The large majority of users on online betting sites operated by Singapore Pools and Singapore Turf Club do not appear to be first-time gamblers, said Second Minister for Home Affairs Josephine Teo in Parliament on Yesterday (Feb 28). 

Citing figures provided by the two operators, Mrs Teo said more than one-third of the remote account holders at Singapore Pools previously held telephone betting accounts.
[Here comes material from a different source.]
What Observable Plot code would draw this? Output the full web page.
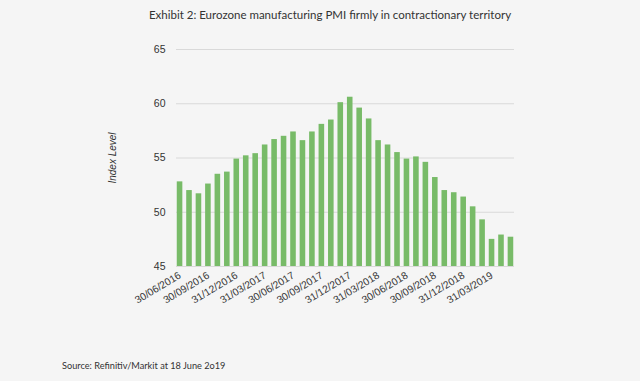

For Singapore Turf Club, the figure stands at four-fifth of its account holders. 

Among those who did not hold telephone betting accounts previously, over 95 per cent of them indicated that they had placed bets with the operators in the preceding 12 months, she added. 

In short, the large majority do not appear to be first-time gamblers,” Mrs Teo said in response to a parliamentary question from Non-Constituency Member of Parliament Leon Perera of the Workers’ Party.

She noted that it is not possible to ascertain whether these remote account holders have simply switched from other platforms, including illegal ones, or have increased their total gambling. 

However, there has not been evidence of a surge in the sum of bets placed with the two Singapore-based lottery operators since the commencement of remote services in 2016, said Mrs Teo. 

For 2017, the turnover for Singapore Pools and Singapore Turf Club grew by 2.6 per cent, similar to the average annual growth of 2.4 per cent between FY2012 and FY2015. 

On the other hand, the local underground remote gambling market grew by 0.3 per cent in 2017, lower than the average annual growth rate of 3.1 per cent between 2012 and 2016, added Mrs Teo while citing figures from gambling consultancy firm H2GC. 

The two Singapore-based lottery operators received the go-ahead to run online betting platforms in September 2016. Then, the Ministry of Home Affairs (MHA) said in a statement that the two have been “found suitable” to be exempted from the Remote Gambling Act (RGA), which came into force in February 2015. 

However, both operators will have to implement safeguards, such as ensuring only those aged 21 and above to open player accounts and that punters are not gambling on credit. They will also be required to set daily funding and gambling limits.